--- Information shown ---

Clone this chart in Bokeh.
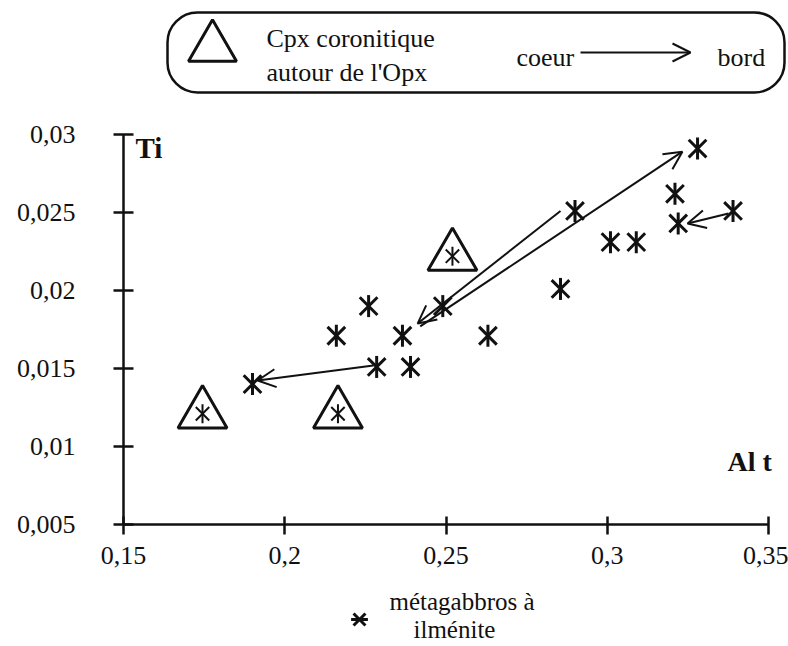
import math
from bokeh.plotting import figure
from bokeh.models import (Range1d, FixedTicker, Label, Arrow, OpenHead,
                          BoxAnnotation, Legend, LegendItem)
from bokeh.embed import file_html
from bokeh.resources import INLINE

# ---------------- data ----------------
# métagabbros à ilménite (stars)
star_al = [0.328, 0.321, 0.290, 0.339, 0.322, 0.301, 0.309, 0.2855,
           0.263, 0.226, 0.249, 0.216, 0.2365, 0.2285, 0.239, 0.190]
star_ti = [0.0291, 0.0262, 0.0251, 0.0251, 0.0243, 0.0231, 0.0231, 0.0201,
           0.0171, 0.0190, 0.0190, 0.0171, 0.0171, 0.0151, 0.0151, 0.0140]

# Cpx coronitique autour de l'Opx (triangles)
cpx_al = [0.1745, 0.2165, 0.252]
cpx_ti = [0.0121, 0.0121, 0.0222]

# coeur -> bord arrows
arrow_al_start = [0.2855, 0.2420, 0.3376, 0.2275]
arrow_ti_start = [0.0251, 0.0177, 0.02494, 0.01519]
arrow_al_end = [0.2412, 0.3233, 0.3249, 0.1916]
arrow_ti_end = [0.01788, 0.0289, 0.0243, 0.01423]

x_ticks = [0.15, 0.2, 0.25, 0.3, 0.35]
x_tick_labels = ["0,15", "0,2", "0,25", "0,3", "0,35"]
y_ticks = [0.005, 0.01, 0.015, 0.02, 0.025, 0.03]
y_tick_labels = ["0,005", "0,01", "0,015", "0,02", "0,025", "0,03"]

# ---------------- layout (pixel -> data, only for annotation placement) ----------------
W, H = 788, 646
X_PX0, X_PER_UNIT = 123, 3225.0     # canvas px of Al=0.15, px per unit
Y_PX0, Y_PER_UNIT = 134, 15600.0    # canvas px of Ti=0.03, px per unit


def ax(px):
    return 0.15 + (px - X_PX0) / X_PER_UNIT


def ay(py):
    return 0.03 - (py - Y_PX0) / Y_PER_UNIT


FONT = "'Liberation Serif', 'Times New Roman', serif"
INK = "#111111"

p = figure(width=W, height=H,
           x_range=Range1d(ax(0), ax(W)),
           y_range=Range1d(ay(H), ay(0)),
           output_backend="svg", toolbar_location=None,
           min_border=0)
p.outline_line_color = None
p.grid.visible = False
p.background_fill_color = "white"
p.border_fill_color = "white"

# axes drawn at fixed data locations (they take no side space)
p.xaxis.fixed_location = y_ticks[0]
p.yaxis.fixed_location = x_ticks[0]
p.xaxis.ticker = FixedTicker(ticks=x_ticks)
p.xaxis.bounds = (x_ticks[0], x_ticks[-1])
p.xaxis.major_label_overrides = dict(zip(x_ticks, x_tick_labels))
p.yaxis.ticker = FixedTicker(ticks=y_ticks)
p.yaxis.bounds = (y_ticks[0], y_ticks[-1])
p.yaxis.major_label_overrides = dict(zip(y_ticks, y_tick_labels))
for axis in (p.xaxis, p.yaxis):
    axis.axis_line_width = 2.5
    axis.axis_line_color = INK
    axis.major_tick_line_width = 2.5
    axis.major_tick_line_color = INK
    axis.minor_tick_line_color = None
    axis.major_label_text_font = FONT
    axis.major_label_text_font_size = "26px"
    axis.major_label_text_color = INK
p.xaxis.major_tick_in = 8
p.xaxis.major_tick_out = 10
p.xaxis.major_label_standoff = 12
p.yaxis.major_tick_in = 10
p.yaxis.major_tick_out = 10
p.yaxis.major_label_standoff = 38

# arrows (coeur -> bord)
for xs, ys, xe, ye in zip(arrow_al_start, arrow_ti_start, arrow_al_end, arrow_ti_end):
    p.add_layout(Arrow(x_start=xs, y_start=ys, x_end=xe, y_end=ye,
                       line_width=2, line_color=INK,
                       end=OpenHead(size=18, line_width=2, line_color=INK)))

# stars: X plus a vertical bar
r_x = p.scatter(star_al, star_ti, marker="x", size=25, line_width=3, line_color=INK)
r_v = p.scatter(star_al, star_ti, marker="dash", angle=math.pi / 2, size=22,
                line_width=3, line_color=INK)

# triangles with small stars inside
p.scatter(cpx_al, cpx_ti, marker="triangle", size=49, line_width=3,
          line_color=INK, fill_color=None)
p.scatter(cpx_al, cpx_ti, marker="x", size=19, line_width=2, line_color=INK)
p.scatter(cpx_al, cpx_ti, marker="dash", angle=math.pi / 2, size=19,
          line_width=2, line_color=INK)

# axis titles
p.add_layout(Label(x=ax(135), y=ay(147), text="Ti", text_font=FONT,
                   text_font_size="29px", text_font_style="bold",
                   text_color=INK, text_baseline="alphabetic"))
p.add_layout(Label(x=ax(727), y=ay(461), text="Al t", text_font=FONT,
                   text_font_size="28px", text_font_style="bold",
                   text_color=INK, text_baseline="alphabetic"))

# ---------------- top legend box ----------------
p.add_layout(BoxAnnotation(left=ax(167), right=ax(784), top=ay(12), bottom=ay(92),
                           border_radius=30, fill_alpha=0, line_color=INK,
                           line_width=2.5, line_alpha=1))
p.scatter([ax(212)], [ay(47)], marker="triangle", size=48, line_width=3,
          line_color=INK, fill_color=None)
for txt, xp, yp in [("Cpx coronitique", 266, 38), ("autour de l'Opx", 266, 72),
                    ("coeur", 516, 57), ("bord", 717, 57)]:
    p.add_layout(Label(x=ax(xp), y=ay(yp), text=txt, text_font=FONT,
                       text_font_size="26px", text_color=INK,
                       text_baseline="alphabetic"))
p.add_layout(Arrow(x_start=ax(580), y_start=ay(52), x_end=ax(690), y_end=ay(52),
                   line_width=2, line_color=INK,
                   end=OpenHead(size=18, line_width=2, line_color=INK)))

# ---------------- bottom legend ----------------
legend = Legend(items=[LegendItem(label="", renderers=[r_x, r_v])],
                location=(358 - 20, H - (620 + 20)),
                glyph_width=42, glyph_height=42, padding=0, margin=0,
                label_standoff=0, spacing=0,
                border_line_alpha=0, background_fill_alpha=0)
p.add_layout(legend)
for txt, xp, yp in [("métagabbros à", 389, 601), ("ilménite", 413, 629)]:
    p.add_layout(Label(x=ax(xp), y=ay(yp), text=txt, text_font=FONT,
                       text_font_size="25px", text_color=INK,
                       text_baseline="alphabetic"))

open("out.html", "w").write(file_html(p, INLINE))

---

Directions for this task: Reproduce only the lines from the beginning of the data through the line that contains "from bokeh.resources import INLINE", both included, and please drop the pictures.

Output of the task:
Clone this chart in Bokeh.
import math
from bokeh.plotting import figure
from bokeh.models import (Range1d, FixedTicker, Label, Arrow, OpenHead,
                          BoxAnnotation, Legend, LegendItem)
from bokeh.embed import file_html
from bokeh.resources import INLINE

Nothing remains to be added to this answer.